Prime Minister announces expanded access to Canada Emergency Response Benefit and support for essential workers

The Government of Canada is taking significant and decisive action to support Canadians and businesses facing hardship as a result of the COVID-19 global pandemic.

No Canadian should have to choose between protecting their health, putting food on the table, paying for their medication or caring for a family member.

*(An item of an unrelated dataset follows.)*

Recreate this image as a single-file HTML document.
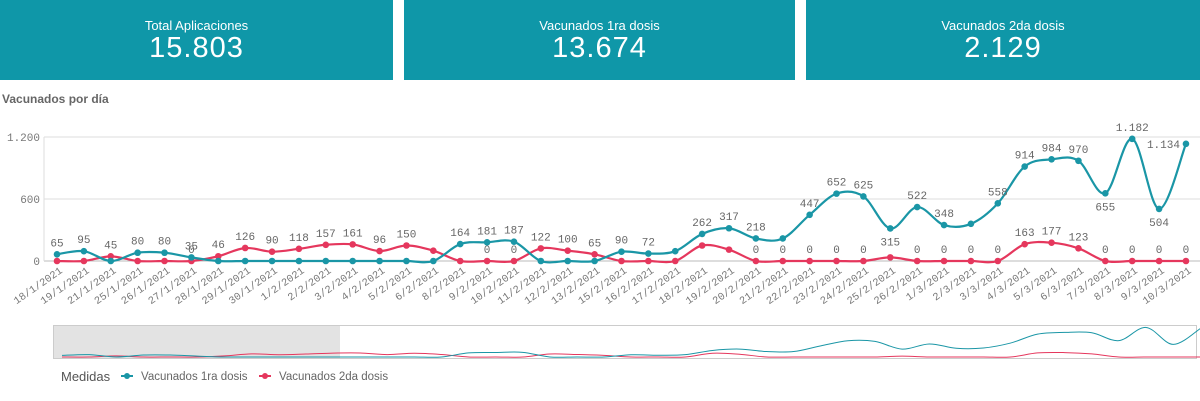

This is why the government introduced the Canada Emergency Response Benefit (CERB), a taxable benefit of $2,000 every four weeks for up to four months for eligible workers who have lost their income due to COVID-19.

The Prime Minister, Justin Trudeau, today announced that the government is stepping up to better support those who need help but don't qualify for the CERB, and Canadians working in essential jobs who make less than they would if they received the benefit.

To help more Canadians benefit from the CERB, the government will be changing the eligibility rules to:

Allow people to earn up to $1,000 per month while collecting the CERB.

Extend the CERB to seasonal workers who have exhausted their EI regular benefits and are unable to undertake their usual seasonal work as a result of the COVID-19 outbreak.

Extend the CERB to workers who recently exhausted their EI regular benefits and are unable to find a job or return to work because of COVID-19.

The COVID-19 pandemic has placed particular demands on low-income workers in certain sectors, including those on the front-line in hospitals and nursing homes, those ensuring the integrity of the food supply, or providing essential retail services to Canadians.

In recognition that these essential workers’ salaries are often less or similar than what they would receive from the CERB, the government will work with provinces and territories through a new transfer to cost-share a temporary top-up to the salaries of workers deemed essential in the fight against COVID-19, who make less than $2,500 a month. Details as to the application and delivery of this measure will be released shortly following further work with provinces and territories. This measure could help several million workers currently involved in the COVID-19 response. The government will continue to look for ways to better help all Canadians during this difficult time.